▶ [EXERCISE BRIEF]
Scan the data. Collect each line that contains the word "this".

Figure scripts

──────────────────────────────

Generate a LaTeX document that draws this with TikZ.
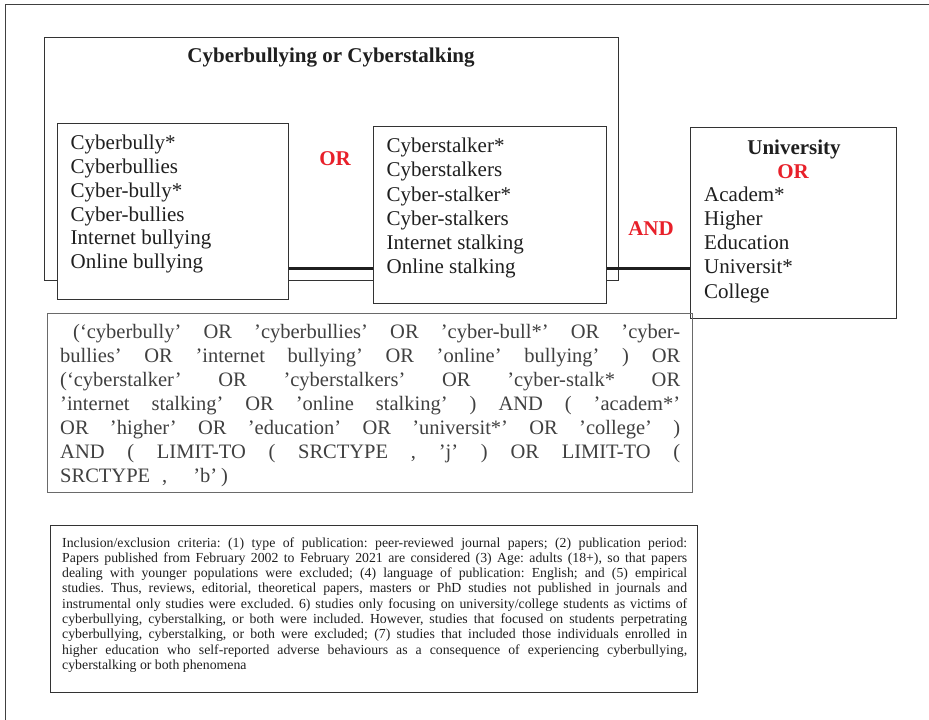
\documentclass[tikz,border=0pt]{standalone}
\usepackage{fontspec}
\setmainfont{Liberation Serif}
\frenchspacing
\definecolor{redtxt}{HTML}{E8202A}
\definecolor{boxline}{HTML}{333333}
\definecolor{qline}{HTML}{6A6A6A}
\definecolor{qtext}{HTML}{404040}
\begin{document}
\begin{tikzpicture}[x=1pt,y=-1pt,
  box/.style={draw=boxline, line width=1pt, inner sep=0pt, anchor=north west},
  qbox/.style={draw=qline, line width=1.2pt, inner sep=0pt, anchor=north west},
  listtxt/.style={font=\fontsize{21}{24}\selectfont, anchor=base west, inner sep=0pt, text=black!88},
  headtxt/.style={font=\fontsize{21}{24}\selectfont\bfseries, anchor=base, inner sep=0pt, text=black!88},
  redlbl/.style={font=\fontsize{21}{24}\selectfont\bfseries, anchor=base, inner sep=0pt, text=redtxt},
  qtxt/.style={font=\fontsize{20.5}{24}\selectfont\frenchspacing, anchor=base west, inner sep=0pt, text=qtext},
  ctxt/.style={font=\fontsize{13.8}{15.3}\selectfont\frenchspacing, anchor=base west, inner sep=0pt, text=black!88},
  link/.style={line width=3pt, draw=black!88},
  frame/.style={line width=1pt, draw=black!75}]
\useasboundingbox (0,0) rectangle (929,720);
% outer frame
\draw[frame] (5,720) -- (5,4) -- (929,4);
% big group box
\node[box, minimum width=574pt, minimum height=243pt] (main) at (44,37) {};
\node[headtxt] (title) at (331,62) {Cyberbullying or Cyberstalking};
% cyberbullying box
\node[box, fill=white, minimum width=231pt, minimum height=176pt] (bully) at (57,123) {};
\foreach \t [count=\i] in {Cyberbully*,Cyberbullies,Cyber-bully*,Cyber-bullies,Internet bullying,Online bullying}
  \node[listtxt] (b\i) at (70.5,{149.3+23.9*(\i-1)}) {\t};
% cyberstalking box
\node[box, fill=white, minimum width=232.5pt, minimum height=176.5pt] (stalker) at (373,126) {};
\foreach \t [count=\i] in {Cyberstalker*,Cyberstalkers,Cyber-stalker*,Cyber-stalkers,Internet stalking,Online stalking}
  \node[listtxt] (s\i) at (386.5,{152.7+24.2*(\i-1)}) {\t};
% university box
\node[box, fill=white, minimum width=206pt, minimum height=191pt] (univ) at (690,127) {};
\node[headtxt] (utitle) at (794,154) {University};
\node[redlbl] (uor) at (793,178) {OR};
\foreach \t [count=\i] in {Academ*,Higher,Education,Universit*,College}
  \node[listtxt] (u\i) at (704,{201+24.3*(\i-1)}) {\t};
% operators
\node[redlbl] (or1) at (335,165) {OR};
\node[redlbl] (and1) at (651,235) {AND};
% connectors
\coordinate (ly) at (0,268);
\draw[link] (bully.east |- ly) -- (stalker.west |- ly);
\draw[link] (stalker.east |- ly) -- (univ.west |- ly);
% query box
\node[qbox, minimum width=645pt, minimum height=179pt] (query) at (47,313) {};
\node[qtxt] (q1) at (73,338) {\makebox[607pt][s]{(‘cyberbully’ OR ’cyberbullies’ OR ’cyber-bull*’ OR ’cyber-}};
\node[qtxt] (q2) at (60,362) {\makebox[620pt][s]{bullies’ OR ’internet bullying’ OR ’online’ bullying’ ) OR}};
\node[qtxt] (q3) at (60,386) {\makebox[620pt][s]{(‘cyberstalker’ OR ’cyberstalkers’ OR ’cyber-stalk* OR}};
\node[qtxt] (q4) at (60,410) {\makebox[620pt][s]{’internet stalking’ OR ’online stalking’ ) AND ( ’academ*’}};
\node[qtxt] (q5) at (60,434) {\makebox[620pt][s]{OR ’higher’ OR ’education’ OR ’universit*’ OR ’college’ )}};
\node[qtxt] (q6) at (60,458) {\makebox[620pt][s]{AND ( LIMIT-TO ( SRCTYPE , ’j’ ) OR LIMIT-TO (}};
\node[qtxt] (q7) at (60,482) {SRCTYPE\hspace{12pt},\hspace{26pt}’b’\hspace{4pt})};
% criteria box
\node[box, minimum width=647pt, minimum height=167pt] (crit) at (50,525) {};
\node[ctxt] (c1) at (62,547) {\makebox[625pt][s]{Inclusion/exclusion criteria: (1) type of publication: peer-reviewed journal papers; (2) publication period:}};
\node[ctxt] (c2) at (62,562.3) {\makebox[625pt][s]{Papers published from February 2002 to February 2021 are considered (3) Age: adults (18+), so that papers}};
\node[ctxt] (c3) at (62,577.6) {\makebox[625pt][s]{dealing with younger populations were excluded; (4) language of publication: English; and (5) empirical}};
\node[ctxt] (c4) at (62,592.9) {\makebox[625pt][s]{studies. Thus, reviews, editorial, theoretical papers, masters or PhD studies not published in journals and}};
\node[ctxt] (c5) at (62,608.2) {\makebox[625pt][s]{instrumental only studies were excluded. 6) studies only focusing on university/college students as victims of}};
\node[ctxt] (c6) at (62,623.5) {\makebox[625pt][s]{cyberbullying, cyberstalking, or both were included. However, studies that focused on students perpetrating}};
\node[ctxt] (c7) at (62,638.8) {\makebox[625pt][s]{cyberbullying, cyberstalking, or both were excluded; (7) studies that included those individuals enrolled in}};
\node[ctxt] (c8) at (62,654.1) {\makebox[625pt][s]{higher education who self-reported adverse behaviours as a consequence of experiencing cyberbullying,}};
\node[ctxt] (c9) at (62,669.4) {cyberstalking or both phenomena};
\end{tikzpicture}
\end{document}
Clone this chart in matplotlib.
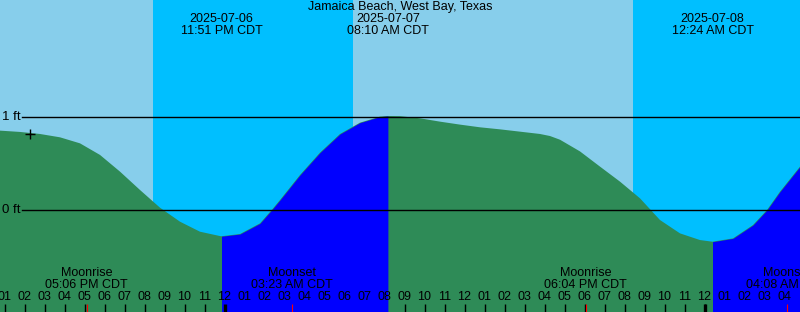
import numpy as np
import matplotlib
matplotlib.use("Agg")
from matplotlib import pyplot as plt

plt.rcParams['font.family'] = ['Liberation Sans', 'DejaVu Sans']

# hours relative to 2025-07-07 00:00 CDT, tide height in ft
tide_hours = [-11.225, -10.225, -9.225, -8.225, -7.225, -6.225, -5.225, -4.225, -3.225,
              -2.225, -1.225, -0.225, -0.15, 0.775, 1.775, 2.36, 2.775, 3.775, 4.775,
              5.775, 6.775, 7.775, 8.17, 8.775, 9.775, 10.775, 11.775, 12.775, 13.775,
              14.775, 15.775, 16.275, 16.775, 17.775, 18.775, 19.775, 20.775, 21.775, 22.775,
              23.775, 24.4, 25.425, 26.425, 27.125, 27.775, 28.775]
tide_feet = [0.856, 0.842, 0.82, 0.784, 0.719, 0.594, 0.414, 0.216, 0.025,
             -0.126, -0.234, -0.281, -0.283, -0.259, -0.144, 0.0, 0.108, 0.378, 0.619,
             0.82, 0.942, 1.007, 1.014, 1.012, 0.989, 0.953, 0.921, 0.892, 0.87,
             0.845, 0.82, 0.798, 0.758, 0.632, 0.468, 0.306, 0.126, -0.108, -0.252,
             -0.324, -0.342, -0.306, -0.162, 0.0, 0.198, 0.468]

# tide extremes
event_hours = [-0.15, 8.17, 24.4]
event_dates = ["2025-07-06", "2025-07-07", "2025-07-08"]
event_times = ["11:51 PM CDT", "08:10 AM CDT", "12:24 AM CDT"]
rising = [(-0.15, 8.17), (24.4, 28.775)]

# sun: nights (sunset, sunrise)
nights = [(-3.6, 6.4), (20.4, 28.775)]

# moon events
moon_hours = [-6.9, 3.383, 18.067, 28.133]
moon_names = ["Moonrise", "Moonset", "Moonrise", "Moonset"]
moon_times = ["05:06 PM CDT", "03:23 AM CDT", "06:04 PM CDT", "04:08 AM CDT"]

now_hour = -9.72
hours = list(range(-11, 29))
hour_labels = ["%02d" % ((h % 12) or 12) for h in hours]
midnights = [0, 24]

t = np.array(tide_hours)
h = np.array(tide_feet)
x0, x1 = -11.225, 28.775
y0, y1 = -1.1, 2.265
H = 312.0

fig = plt.figure(figsize=(8, 3.12), dpi=100)
ax = fig.add_axes([0, 0, 1, 1])
ax.set_xlim(x0, x1)
ax.set_ylim(y0, y1)
ax.set_facecolor('#87CEEB')
for s in ax.spines.values():
    s.set_visible(False)

for a, b in nights:
    ax.axvspan(a, b, color='#00BFFF', lw=0, zorder=0)

ax.fill_between(t, h, y0, color='#2E8B57', lw=0, zorder=1)
for a, b in rising:
    m = (t >= a) & (t <= b)
    ax.fill_between(t, h, y0, where=m, color='#0000FF', lw=0, zorder=2)

# datum lines
xf = ax.get_yaxis_transform()
for lvl, lab in [(1, "1 ft"), (0, "0 ft")]:
    ax.plot([22 / 800, 1], [lvl, lvl], color='black', lw=1, transform=xf, zorder=3)
    ax.text(2 / 800, lvl, lab, transform=xf, ha='left', va='center', fontsize=9.5)

ax.plot([now_hour], [np.interp(now_hour, t, h) - 0.016], marker='+', color='black',
        ms=6.5, mew=1, zorder=4)

tr = ax.get_xaxis_transform()
fig.text(0.5, 1 - 7 / H, "Jamaica Beach, West Bay, Texas", ha='center', va='center', fontsize=9)
for eh, d, tm in zip(event_hours, event_dates, event_times):
    ax.text(eh, 1 - 19 / H, d, transform=tr, ha='center', va='center', fontsize=9)
    ax.text(eh, 1 - 31 / H, tm, transform=tr, ha='center', va='center', fontsize=9)

for mh, n, tm in zip(moon_hours, moon_names, moon_times):
    ax.text(mh, 1 - 273 / H, n, transform=tr, ha='center', va='center', fontsize=9)
    ax.text(mh, 1 - 285 / H, tm, transform=tr, ha='center', va='center', fontsize=9)

# hour ticks
tick_h = 8 / H
ax.set_xticks(hours)
ax.set_xticklabels([])
ax.set_yticks([])
ax.tick_params(axis='x', direction='in', length=5.8, width=1.0, color='black')
for hh, lab in zip(hours, hour_labels):
    ax.text(hh, 1 - 297 / H, lab, transform=tr, ha='center', va='center', fontsize=9)
ax.vlines(midnights, 0, tick_h, transform=tr, color='black', lw=2.4, zorder=5)
ax.vlines(moon_hours, 0, tick_h, transform=tr, color='red', lw=0.8, zorder=5)

fig.savefig("out.png", dpi=100)
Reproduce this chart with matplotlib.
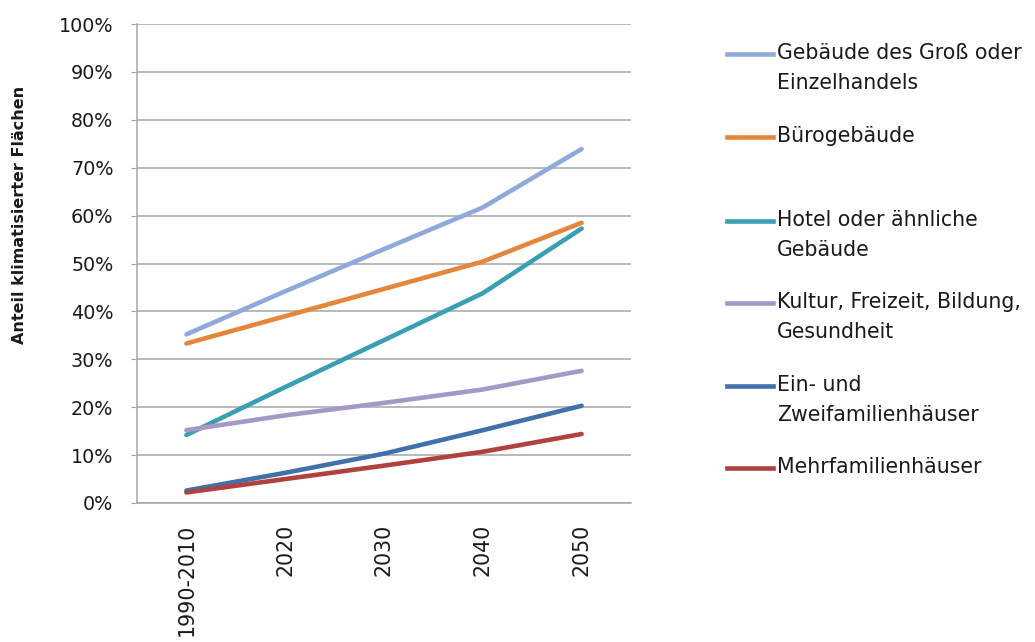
import matplotlib
matplotlib.use("Agg")
import matplotlib.pyplot as plt
from matplotlib.lines import Line2D
from matplotlib.ticker import PercentFormatter

categories = ["1990-2010", "2020", "2030", "2040", "2050"]
series_names = [
    "Gebäude des Groß oder\nEinzelhandels",
    "Bürogebäude",
    "Hotel oder ähnliche\nGebäude",
    "Kultur, Freizeit, Bildung,\nGesundheit",
    "Ein- und\nZweifamilienhäuser",
    "Mehrfamilienhäuser",
]
gross_einzelhandel = [35.2, 44.2, 53.0, 61.7, 73.9]
buero = [33.3, 39.0, 44.7, 50.4, 58.5]
hotel = [14.2, 24.2, 34.0, 43.8, 57.3]
kultur = [15.2, 18.3, 20.9, 23.7, 27.6]
ein_zwei = [2.6, 6.3, 10.3, 15.2, 20.3]
mehrfamilien = [2.2, 5.0, 7.8, 10.7, 14.4]
y_ticks = [0, 10, 20, 30, 40, 50, 60, 70, 80, 90, 100]

series = [gross_einzelhandel, buero, hotel, kultur, ein_zwei, mehrfamilien]
colors = ["#8FAADA", "#E5863C", "#3A9FB3", "#A698C6", "#4170AA", "#B0413F"]

plt.rcParams["font.family"] = ["DejaVu Sans"]

fig = plt.figure(figsize=(10.35, 6.42), dpi=100)
ax = fig.add_axes([137 / 1035, 1 - 503 / 642, (631 - 137) / 1035, (503 - 24) / 642])

x = list(range(len(categories)))
for vals, col in zip(series, colors):
    ax.plot(x, vals, color=col, lw=3.3, solid_capstyle="round", zorder=3)

ax.set_xlim(-0.5, len(categories) - 0.5)
ax.set_ylim(0, 100)
ax.set_yticks(y_ticks)
ax.yaxis.set_major_formatter(PercentFormatter(decimals=0))
ax.set_xticks(x)
ax.set_xticklabels(categories, rotation=90, va="top", ha="center")
ax.yaxis.grid(True, color="#A6A6A6", lw=1.1)
ax.set_axisbelow(True)
for s in ["top", "right"]:
    ax.spines[s].set_visible(False)
for s in ["left", "bottom"]:
    ax.spines[s].set_color("#A6A6A6")
    ax.spines[s].set_linewidth(1.1)
ax.tick_params(axis="y", length=4, color="#A6A6A6", pad=13, labelsize=13.8, labelcolor="#1a1a1a")
ax.tick_params(axis="x", length=0, pad=15, labelsize=14.8, labelcolor="#1a1a1a")

fig.text(20 / 1035, 1 - 215 / 642, "Anteil klimatisierter Flächen", rotation=90,
         ha="center", va="center", fontsize=11.5, fontweight="bold", color="#1a1a1a")

# legend (manual)
legend_y = [54, 137, 221, 303, 386, 468]
for name, col, yp in zip(series_names, colors, legend_y):
    yf = 1 - yp / 642
    fig.add_artist(Line2D([727 / 1035, 773 / 1035], [yf, yf], color=col, lw=3.3,
                          transform=fig.transFigure))
    fig.text(777 / 1035, 1 - (yp - 11) / 642, name, ha="left", va="top",
             fontsize=14.8, color="#1a1a1a", linespacing=1.65)

fig.savefig("out.png", dpi=100)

──────────────────────────────

▶ [EXERCISE OUTPUT]
Generate a LaTeX document that draws this with TikZ.
Clone this chart in matplotlib.
Reproduce this chart with matplotlib.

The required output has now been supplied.